Like many other Cuban artists of her generation, Loló traveled back and forth between Havana and Paris during the 1950s, building an active dialogue that espoused an interest in geometric abstraction. Her first solo show in Havana at El Lyceum in 1950 exclusively featured sculptures made of a varied range of materials. Stylistically, these works were influenced by Loló's experience of joining the Parisian ateliers of prestigious sculptors like Leopold Kertz and Ossip Zadnike. While in Paris, where she served as cultural attaché of the Cuban Embassy in Europe, Loló also took art classes at La Grande Chaumiére and joined the Edgar Pillet and Jean Dewasne studios. She organized the 1951 exhibition Art Cubain Contemporain, featuring some of the most relevant Vanguardia artists (including five of her own sculptural works), at the Musée National d'Art Moderne, while from 1951 to 1955 she presented at the Salon des Réalités Nouvelles. Loló's years in Paris were very creative and active: she met and collaborated with artists such as Victor Vasarely, Jean Arp, and Eugenio Sempere, as well as the Venezuelans Aimée Batistini, Omar Carreño, Alejandro Otero, and Victor Valera, among others. Back in Havana in 1956, Soldevilla prepared and sponsored the exhibition Pintura de hoy: Vanguardia de la Escuela de París at the National Museum, a landmark show that further encouraged Cuban artists to explore the potential of abstraction.

Executed in Paris, Untitled (1954) is a simple and harmonious stabile construction made of metal and wood. The wooden blocks represent two basic geometrical forms paired with opposing colors, black squares and white circles, and are positioned to move centripetally around the two metal vertical axes. The varied possibilities of movement charge the sculpture with an intrinsic ludic capacity that allows viewers to generate different compositions while they organize and reorganize the components.
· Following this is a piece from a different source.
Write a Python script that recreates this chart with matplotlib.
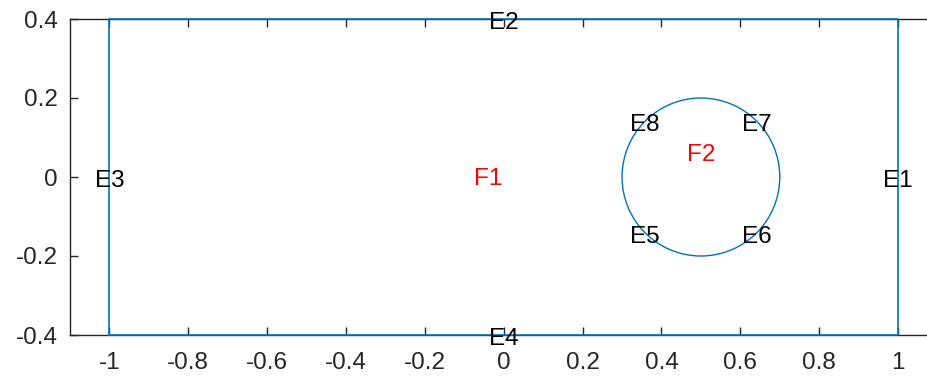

Like an endlessly evolving game of tic-tac-toe, the central axis can be filled with black squares one moment then recreated with a mixture of white circles the next. As a result, the sculpture is infused with a dynamic malleability capable of producing modules that combine form and color.

Rafael DiazCasas, independent curator and art historian

1) Loló Soldevilla's personal diaries, 1953. Private collection, New York. Unpublished.